# Stated problem:
Search the material and gather each line with "diagram" in it.

Saved data entries:
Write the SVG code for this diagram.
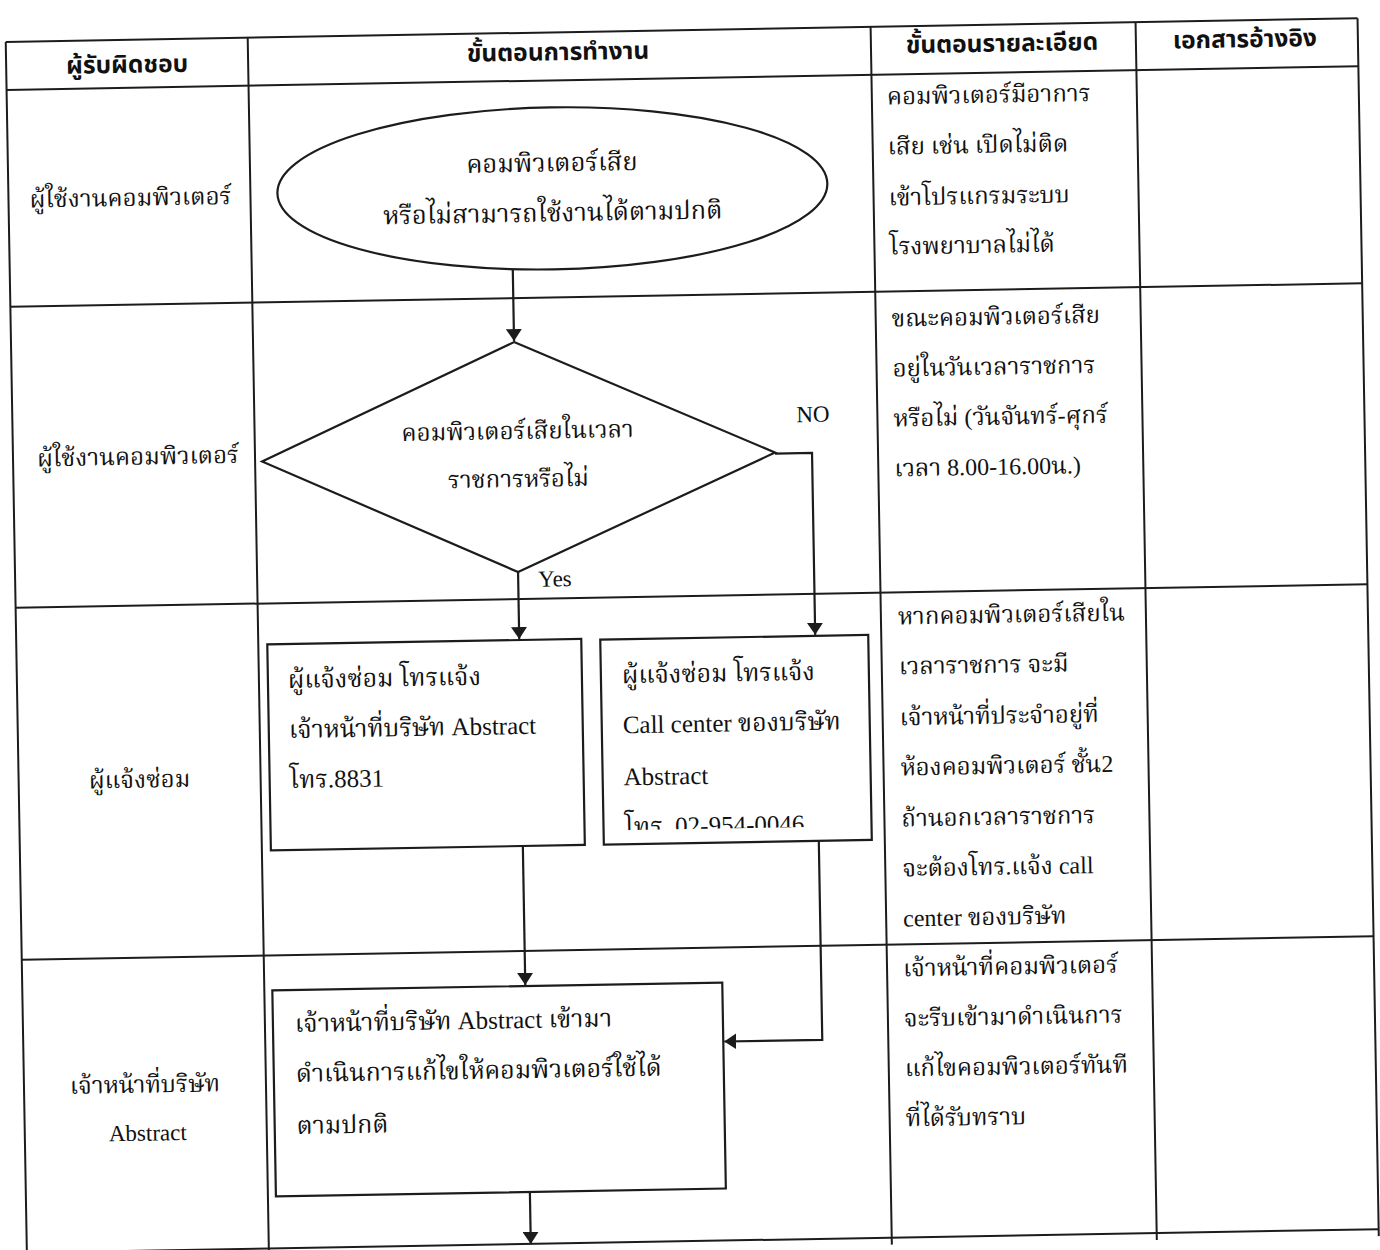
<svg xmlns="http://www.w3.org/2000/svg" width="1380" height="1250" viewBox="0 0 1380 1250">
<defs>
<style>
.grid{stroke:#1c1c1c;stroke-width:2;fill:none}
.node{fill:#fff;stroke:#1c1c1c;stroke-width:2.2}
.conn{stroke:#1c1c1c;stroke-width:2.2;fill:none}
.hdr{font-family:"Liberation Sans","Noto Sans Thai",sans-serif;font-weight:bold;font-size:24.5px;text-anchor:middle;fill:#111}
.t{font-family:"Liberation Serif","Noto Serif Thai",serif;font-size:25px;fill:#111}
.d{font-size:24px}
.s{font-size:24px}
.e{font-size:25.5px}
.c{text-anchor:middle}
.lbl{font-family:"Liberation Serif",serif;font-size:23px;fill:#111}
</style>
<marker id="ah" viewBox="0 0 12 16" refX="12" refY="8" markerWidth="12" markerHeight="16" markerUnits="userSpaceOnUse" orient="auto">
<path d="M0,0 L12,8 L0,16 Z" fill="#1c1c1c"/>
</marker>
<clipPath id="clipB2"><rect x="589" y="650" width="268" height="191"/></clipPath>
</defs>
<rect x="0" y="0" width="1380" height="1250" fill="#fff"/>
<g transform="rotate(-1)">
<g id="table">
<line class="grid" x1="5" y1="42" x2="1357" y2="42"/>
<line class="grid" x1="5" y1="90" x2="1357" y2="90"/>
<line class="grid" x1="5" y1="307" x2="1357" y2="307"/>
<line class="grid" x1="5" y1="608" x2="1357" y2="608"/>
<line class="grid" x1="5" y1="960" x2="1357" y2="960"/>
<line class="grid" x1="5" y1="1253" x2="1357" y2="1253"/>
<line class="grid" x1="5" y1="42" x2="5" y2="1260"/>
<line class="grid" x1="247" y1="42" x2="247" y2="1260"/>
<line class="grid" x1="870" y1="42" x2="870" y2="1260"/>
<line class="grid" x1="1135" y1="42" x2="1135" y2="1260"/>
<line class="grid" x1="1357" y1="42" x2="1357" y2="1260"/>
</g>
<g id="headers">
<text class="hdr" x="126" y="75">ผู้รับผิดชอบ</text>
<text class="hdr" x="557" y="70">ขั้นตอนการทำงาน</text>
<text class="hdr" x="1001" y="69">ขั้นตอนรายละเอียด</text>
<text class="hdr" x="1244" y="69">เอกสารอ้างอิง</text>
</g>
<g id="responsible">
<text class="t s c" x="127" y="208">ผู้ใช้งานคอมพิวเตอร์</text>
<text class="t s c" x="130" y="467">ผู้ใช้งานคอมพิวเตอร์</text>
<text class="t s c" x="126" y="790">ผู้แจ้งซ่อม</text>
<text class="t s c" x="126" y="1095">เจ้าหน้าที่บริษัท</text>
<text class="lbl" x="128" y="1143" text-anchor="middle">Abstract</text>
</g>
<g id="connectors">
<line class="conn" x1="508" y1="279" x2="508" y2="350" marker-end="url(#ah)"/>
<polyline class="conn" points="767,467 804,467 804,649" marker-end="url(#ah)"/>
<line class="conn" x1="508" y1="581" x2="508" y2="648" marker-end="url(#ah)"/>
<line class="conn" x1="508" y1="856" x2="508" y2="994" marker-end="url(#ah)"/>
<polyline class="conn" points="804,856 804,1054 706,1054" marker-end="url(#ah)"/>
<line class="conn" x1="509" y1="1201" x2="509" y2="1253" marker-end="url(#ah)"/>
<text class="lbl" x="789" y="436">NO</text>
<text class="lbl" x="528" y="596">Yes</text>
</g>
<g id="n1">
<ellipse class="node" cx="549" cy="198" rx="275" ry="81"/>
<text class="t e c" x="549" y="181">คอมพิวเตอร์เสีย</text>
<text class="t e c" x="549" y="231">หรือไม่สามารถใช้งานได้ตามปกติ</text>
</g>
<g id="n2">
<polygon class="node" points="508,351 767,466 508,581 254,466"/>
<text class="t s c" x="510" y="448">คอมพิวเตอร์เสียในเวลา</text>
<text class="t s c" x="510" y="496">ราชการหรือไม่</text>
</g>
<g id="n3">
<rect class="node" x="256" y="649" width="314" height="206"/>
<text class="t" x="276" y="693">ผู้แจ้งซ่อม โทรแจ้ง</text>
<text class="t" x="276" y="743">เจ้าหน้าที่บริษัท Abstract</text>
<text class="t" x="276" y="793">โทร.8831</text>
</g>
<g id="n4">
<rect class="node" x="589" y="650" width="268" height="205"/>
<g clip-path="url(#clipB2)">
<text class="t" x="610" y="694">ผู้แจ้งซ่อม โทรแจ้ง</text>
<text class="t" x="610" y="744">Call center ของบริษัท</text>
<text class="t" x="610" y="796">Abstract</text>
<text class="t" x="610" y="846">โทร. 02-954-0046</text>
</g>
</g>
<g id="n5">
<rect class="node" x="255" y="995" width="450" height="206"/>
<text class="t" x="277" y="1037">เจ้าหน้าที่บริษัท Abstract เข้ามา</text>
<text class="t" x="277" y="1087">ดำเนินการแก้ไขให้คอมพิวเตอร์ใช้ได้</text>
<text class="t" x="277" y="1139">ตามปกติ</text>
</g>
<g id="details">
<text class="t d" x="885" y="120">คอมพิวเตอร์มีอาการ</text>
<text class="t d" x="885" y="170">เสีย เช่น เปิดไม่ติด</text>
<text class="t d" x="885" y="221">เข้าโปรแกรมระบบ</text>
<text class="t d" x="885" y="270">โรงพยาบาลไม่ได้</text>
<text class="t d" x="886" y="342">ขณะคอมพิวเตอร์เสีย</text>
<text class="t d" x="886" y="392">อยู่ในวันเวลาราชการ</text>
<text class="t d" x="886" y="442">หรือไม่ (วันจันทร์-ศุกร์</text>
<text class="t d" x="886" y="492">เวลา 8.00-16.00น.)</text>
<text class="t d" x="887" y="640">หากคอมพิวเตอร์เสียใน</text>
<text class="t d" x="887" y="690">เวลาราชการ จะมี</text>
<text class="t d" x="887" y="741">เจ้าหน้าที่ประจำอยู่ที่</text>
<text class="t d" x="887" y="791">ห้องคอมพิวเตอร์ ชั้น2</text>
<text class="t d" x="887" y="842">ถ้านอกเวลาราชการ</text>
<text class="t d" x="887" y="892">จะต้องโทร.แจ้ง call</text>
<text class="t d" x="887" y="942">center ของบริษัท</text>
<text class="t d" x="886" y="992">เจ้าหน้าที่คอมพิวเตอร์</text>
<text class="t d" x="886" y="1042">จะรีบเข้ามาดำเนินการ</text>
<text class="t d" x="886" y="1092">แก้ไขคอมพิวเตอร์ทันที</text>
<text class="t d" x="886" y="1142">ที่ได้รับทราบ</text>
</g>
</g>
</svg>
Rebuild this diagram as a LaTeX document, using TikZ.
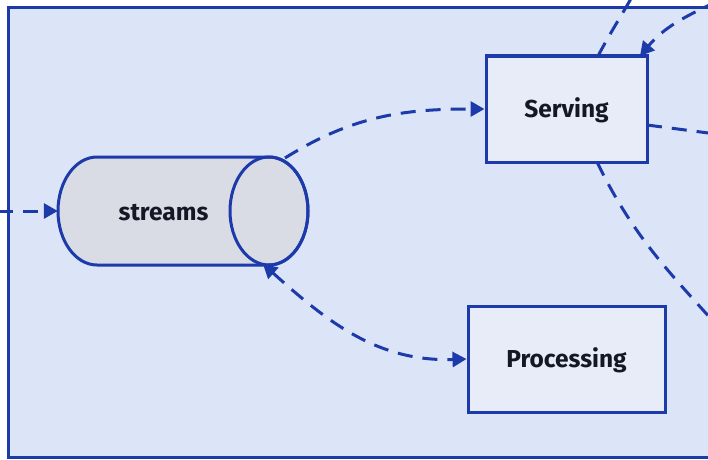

# Response below:
Write the SVG code for this diagram.
Rebuild this diagram as a LaTeX document, using TikZ.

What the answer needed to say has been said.